Christian ministry is humanitarian, but never just humanitarian. It is the lived experience of being Christ to others, recognizing Christ in others, serving Christ and being served by Christ in others.
When we ask God in the Opening Prayer: “Free us from darkness and keep us in the radiance of your truth…. Form our lives in your truth, our hearts in your love,” we are recognizing that ministry is mystery. To be fully Christian in our ministry we must love in the light of revealed truth. Our love must come from our faith-enlightened perception of truth, express the divine truth of what we are and others are, and lead others into faith-inspired truth and love.
That is why ministry has to be nourished by “word and sacrament.” Ministers, to be authentic, must constantly seek deeper union of mind and will and heart with Jesus Christ by doing those things that let the life of grace expand within us. Ministers are not pipelines but fountains: to bring light and love to others we must be filled ourselves with light and love. In ministry we don’t just transmit; we share. So first we ask Christ to share with us. In the Prayer After Communion we ask: “Lord… give us a share in your life and help us bring your love to the world.”
Jesus did not choose people who were particularly bright, educated or virtuous to be his co-workers. But before he sent them out as ministers, they did have to become his disciples; that is, his students. Jesus can and will use anyone to give life to the world; but that person first has to accept life from Jesus. “We cannot give what we do not have.”

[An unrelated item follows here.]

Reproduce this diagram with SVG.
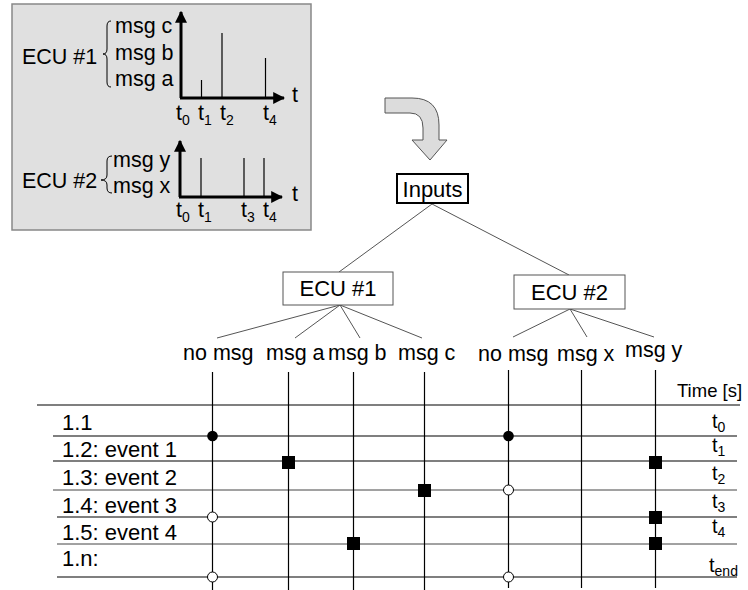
<svg xmlns="http://www.w3.org/2000/svg" width="748" height="590" viewBox="0 0 748 590">
<style>
text{font-family:"Liberation Sans",Arial,sans-serif;fill:#000}
.l{font-size:21.5px}
.m{font-size:22px}
.c{font-size:21.5px}
.s{font-size:18.5px}
.t{font-size:20px}
.sub{font-size:14px}
.ax{stroke:#000;stroke-width:3;fill:none}
.sp{stroke:#000;stroke-width:1.2;fill:none}
.br{stroke:#000;stroke-width:1;fill:none}
.tree{stroke:#555;stroke-width:1;fill:none}
.row{stroke:#000;stroke-width:1.2}
.row2{stroke:#444;stroke-width:1}
.col{stroke:#000;stroke-width:1.2}
.sq{fill:#000}
.fc{fill:#000}
.oc{fill:#fff;stroke:#000;stroke-width:1}
</style>
<defs>
<marker id="ah" viewBox="0 0 10 10" refX="9" refY="5" markerWidth="4" markerHeight="4" orient="auto" markerUnits="strokeWidth">
<path d="M0,0 L10,5 L0,10 Z" fill="#000"/>
</marker>
</defs>

<g id="legend">
<rect x="12" y="4" width="299" height="226" fill="#e0e0e0" stroke="#888" stroke-width="1.5"/>
<text class="l" x="22" y="64">ECU #1</text>
<path class="br" d="M111,21 Q107,21 107,26 L107,49 Q107,54 103,54 Q107,54 107,59 L107,82 Q107,87 111,87"/>
<text class="l" x="115" y="33">msg c</text>
<text class="l" x="115" y="60">msg b</text>
<text class="l" x="115" y="86">msg a</text>
<line class="ax" x1="181" y1="98" x2="181" y2="12" marker-end="url(#ah)"/>
<line class="ax" x1="180" y1="98" x2="284" y2="98" marker-end="url(#ah)"/>
<line class="sp" x1="201.5" y1="80" x2="201.5" y2="98"/>
<line class="sp" x1="222" y1="33" x2="222" y2="98"/>
<line class="sp" x1="265.5" y1="58" x2="265.5" y2="98"/>
<text class="l" x="292" y="102">t</text>
<text class="l" x="176" y="120">t<tspan class="sub" dy="5">0</tspan></text>
<text class="l" x="198" y="120">t<tspan class="sub" dy="5">1</tspan></text>
<text class="l" x="220" y="120">t<tspan class="sub" dy="5">2</tspan></text>
<text class="l" x="263" y="120">t<tspan class="sub" dy="5">4</tspan></text>

<text class="l" x="22" y="188">ECU #2</text>
<path class="br" d="M112,156 Q107,156 107,161 L107,175 Q107,180 101,180 Q107,180 107,185 L107,188 Q107,193 112,193"/>
<text class="l" x="113" y="167">msg y</text>
<text class="l" x="113" y="193">msg x</text>
<line class="ax" x1="180" y1="197" x2="180" y2="141" marker-end="url(#ah)"/>
<line class="ax" x1="179" y1="197" x2="282" y2="197" marker-end="url(#ah)"/>
<line class="sp" x1="201" y1="158" x2="201" y2="197"/>
<line class="sp" x1="244" y1="158" x2="244" y2="197"/>
<line class="sp" x1="264" y1="158" x2="264" y2="197"/>
<text class="l" x="292" y="201">t</text>
<text class="l" x="176" y="217">t<tspan class="sub" dy="5">0</tspan></text>
<text class="l" x="198" y="217">t<tspan class="sub" dy="5">1</tspan></text>
<text class="l" x="241" y="217">t<tspan class="sub" dy="5">3</tspan></text>
<text class="l" x="263" y="217">t<tspan class="sub" dy="5">4</tspan></text>
</g>

<g id="bigarrow">
<path d="M385,98 L412,98 Q439,98 439,125 L439,140 L447,140 L430,160 L412,140 L423,140 L423,128 Q423,113 410,113 L385,113 Z" fill="#dcdcdc" stroke="#555" stroke-width="1"/>
</g>

<g id="connectors">
<line class="tree" x1="432" y1="204" x2="339" y2="272"/>
<line class="tree" x1="432" y1="204" x2="569" y2="275"/>
<line class="tree" x1="340" y1="305" x2="217" y2="338"/>
<line class="tree" x1="340" y1="305" x2="295" y2="338"/>
<line class="tree" x1="340" y1="305" x2="360" y2="338"/>
<line class="tree" x1="340" y1="305" x2="422" y2="338"/>
<line class="tree" x1="570" y1="309" x2="513" y2="337"/>
<line class="tree" x1="570" y1="309" x2="587" y2="337"/>
<line class="tree" x1="570" y1="309" x2="654" y2="337"/>
</g>

<g id="inputs">
<rect x="397" y="174" width="71" height="29" fill="#fff" stroke="#000" stroke-width="2"/>
<text class="m" x="432.5" y="197" text-anchor="middle">Inputs</text>
</g>
<g id="ecu1">
<rect x="283" y="272" width="110" height="33" fill="#fff" stroke="#555" stroke-width="1"/>
<text class="m" x="338" y="296" text-anchor="middle">ECU #1</text>
</g>
<g id="ecu2">
<rect x="514" y="275" width="111" height="34" fill="#fff" stroke="#555" stroke-width="1"/>
<text class="m" x="569.5" y="300" text-anchor="middle">ECU #2</text>
</g>

<g id="columns">
<text class="c" x="183" y="360">no msg</text>
<text class="c" x="266" y="360">msg a</text>
<text class="c" x="328" y="360">msg b</text>
<text class="c" x="398" y="360">msg c</text>
<text class="c" x="478" y="361">no msg</text>
<text class="c" x="557" y="361">msg x</text>
<text class="c" x="625" y="357">msg y</text>
</g>

<g id="grid">
<line class="row" x1="37" y1="405" x2="740" y2="405"/>
<line class="row" x1="53" y1="436" x2="737" y2="436"/>
<line class="row" x1="53" y1="461" x2="737" y2="461"/>
<line class="row2" x1="53" y1="490" x2="737" y2="490"/>
<line class="row" x1="57" y1="517" x2="737" y2="517"/>
<line class="row2" x1="57" y1="544" x2="737" y2="544"/>
<line class="row" x1="57" y1="577" x2="737" y2="577"/>
<line class="col" x1="212.5" y1="372" x2="212.5" y2="590"/>
<line class="col" x1="288.5" y1="372" x2="288.5" y2="590"/>
<line class="col" x1="353.5" y1="372" x2="353.5" y2="590"/>
<line class="col" x1="424.5" y1="372" x2="424.5" y2="590"/>
<line class="col" x1="508.5" y1="370" x2="508.5" y2="588"/>
<line class="col" x1="581.5" y1="370" x2="581.5" y2="588"/>
<line class="col" x1="655.5" y1="370" x2="655.5" y2="588"/>
</g>

<g id="rowlabels">
<text class="m" x="62" y="430">1.1</text>
<text class="m" x="62" y="457">1.2: event 1</text>
<text class="m" x="62" y="485">1.3: event 2</text>
<text class="m" x="62" y="513">1.4: event 3</text>
<text class="m" x="62" y="540">1.5: event 4</text>
<text class="m" x="62" y="566">1.n:</text>
</g>

<g id="timelabels">
<text class="s" x="677" y="397">Time [s]</text>
<text class="t" x="712" y="428">t<tspan class="sub" dy="4">0</tspan></text>
<text class="t" x="712" y="452">t<tspan class="sub" dy="4">1</tspan></text>
<text class="t" x="712" y="480">t<tspan class="sub" dy="4">2</tspan></text>
<text class="t" x="712" y="508">t<tspan class="sub" dy="4">3</tspan></text>
<text class="t" x="712" y="533">t<tspan class="sub" dy="4">4</tspan></text>
<text class="t" x="709" y="572">t<tspan class="sub" dy="4">end</tspan></text>
</g>

<g id="markers">
<circle class="fc" cx="212.5" cy="436" r="5.3"/>
<circle class="fc" cx="508.5" cy="436" r="5.3"/>
<circle class="oc" cx="212.5" cy="517" r="5"/>
<circle class="oc" cx="212.5" cy="577" r="5"/>
<circle class="oc" cx="508.5" cy="490" r="5"/>
<circle class="oc" cx="508.5" cy="577" r="5"/>
<rect class="sq" x="282" y="456" width="13" height="13"/>
<rect class="sq" x="347" y="537" width="13" height="13"/>
<rect class="sq" x="418" y="484" width="13" height="13"/>
<rect class="sq" x="649" y="456" width="13" height="13"/>
<rect class="sq" x="649" y="511" width="13" height="13"/>
<rect class="sq" x="649" y="537" width="13" height="13"/>
</g>
</svg>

That is why the death of Christ into which we were baptized in order to live in Christ must continue in us as a constant “dying to self” to live for God and others in love. “While we live, we are always being given up to death for Jesus' sake, so that the life of Jesus may be made visible in our mortal flesh” (2Corinthians 4:11). A commitment to ministry commits us to grow in the experienced joy of holiness: “Forever I will sing the goodness of the Lord.”.
Insight
What can I do that will make me more able to minister as Christ?
Initiative
Pray constantly, “Lord, do this with me, do this in me, do this through me.”.